### GIVEN PROBLEM
Extract the lines of the material below, beginning with the first and ending with the line that holds "import * as". Skip every picture.
## start RECORDED INFORMATION
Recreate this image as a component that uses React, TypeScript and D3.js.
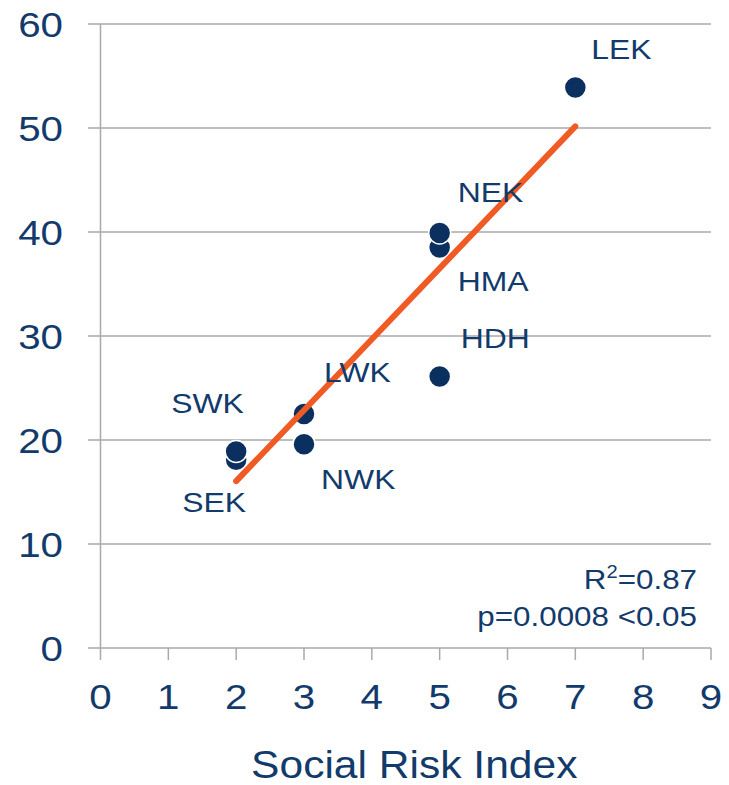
import React from "react";
import * as d3 from "d3";

const regions = ["LEK", "NEK", "HMA", "HDH", "LWK", "NWK", "SWK", "SEK"];
const riskIndex = [7, 5, 5, 5, 3, 3, 2, 2];
const outcome = [53.9, 39.9, 38.5, 26.1, 22.5, 19.6, 18.9, 18.1];
const labelDx = [16, 18, 18, 21, 20, 17, -65, -54];
const labelDy = [-28, -31, 43, -29, -32, 45, -38, 52];
const xTicks = [0, 1, 2, 3, 4, 5, 6, 7, 8, 9];
const yTicks = [0, 10, 20, 30, 40, 50, 60];
const xTitle = "Social Risk Index";
const statR2 = "0.87";
const statP = "p=0.0008 <0.05";

const W = 729;
const H = 785;
const TEXT = "#123a6b";
const DOT = "#0b2f5e";
const ORANGE = "#f05a24";
const GRID = "#a9a9a9";
const SX = 1.12;
const FONT = "Liberation Sans, Arial, sans-serif";

function Txt({ x, y, size, anchor = "start", children }: any) {
  return (
    <text
      transform={`translate(${x},${y}) scale(${SX},1)`}
      fontSize={size}
      fontFamily={FONT}
      fill={TEXT}
      textAnchor={anchor}
    >
      {children}
    </text>
  );
}

export default function App() {
  const x = d3.scaleLinear().domain([0, 9]).range([100.5, 711]);
  const y = d3.scaleLinear().domain([0, 60]).range([648, 24]);

  // least-squares fit
  const mx = d3.mean(riskIndex) as number;
  const my = d3.mean(outcome) as number;
  let sxy = 0;
  let sxx = 0;
  riskIndex.forEach((v, i) => {
    sxy += (v - mx) * (outcome[i] - my);
    sxx += (v - mx) * (v - mx);
  });
  const slope = sxy / sxx;
  const icpt = my - slope * mx;
  const x0 = d3.min(riskIndex) as number;
  const x1 = d3.max(riskIndex) as number;
  const fit = d3.line<number>().x((d) => x(d)).y((d) => y(icpt + slope * d));

  const order = d3.range(regions.length).reverse();

  return (
    <svg
      width={W}
      height={H}
      style={{ position: "absolute", left: 0, top: 0, background: "#fff" }}
    >
      {yTicks.map((t) => (
        <line key={"g" + t} x1={88} x2={711} y1={y(t)} y2={y(t)} stroke={GRID} strokeWidth={1.5} />
      ))}
      <line x1={x(0)} x2={x(0)} y1={y(60)} y2={y(0)} stroke={GRID} strokeWidth={1.5} />
      {xTicks.map((t) => (
        <line key={"xt" + t} x1={x(t)} x2={x(t)} y1={y(0)} y2={y(0) + 12} stroke={GRID} strokeWidth={1.5} />
      ))}
      {yTicks.map((t) => (
        <Txt key={"yl" + t} x={63} y={y(t) + 13} size={36} anchor="end">
          {t}
        </Txt>
      ))}
      {xTicks.map((t) => (
        <Txt key={"xl" + t} x={x(t)} y={709} size={36} anchor="middle">
          {t}
        </Txt>
      ))}
      <Txt x={(x(0) + x(9)) / 2 + 8.5} y={778} size={38} anchor="middle">
        {xTitle}
      </Txt>
      {order.map((i) => (
        <circle key={"c" + i} cx={x(riskIndex[i])} cy={y(outcome[i])} r={11} fill={DOT} stroke="#fff" strokeWidth={1.5} />
      ))}
      <path d={fit([x0, x1]) || ""} stroke={ORANGE} strokeWidth={6} strokeLinecap="round" fill="none" />
      {regions.map((r, i) => (
        <Txt key={"l" + r} x={x(riskIndex[i]) + labelDx[i]} y={y(outcome[i]) + labelDy[i]} size={28.5}>
          {r}
        </Txt>
      ))}
      <Txt x={697} y={589} size={28} anchor="end">
        R<tspan fontSize={18} dy={-11}>2</tspan>
        <tspan dy={11}>={statR2}</tspan>
      </Txt>
      <Txt x={697} y={626} size={28} anchor="end">
        {statP}
      </Txt>
    </svg>
  );
}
## end RECORDED INFORMATION
### REPLY
Recreate this image as a component that uses React, TypeScript and D3.js.
import React from "react";
import * as d3 from "d3";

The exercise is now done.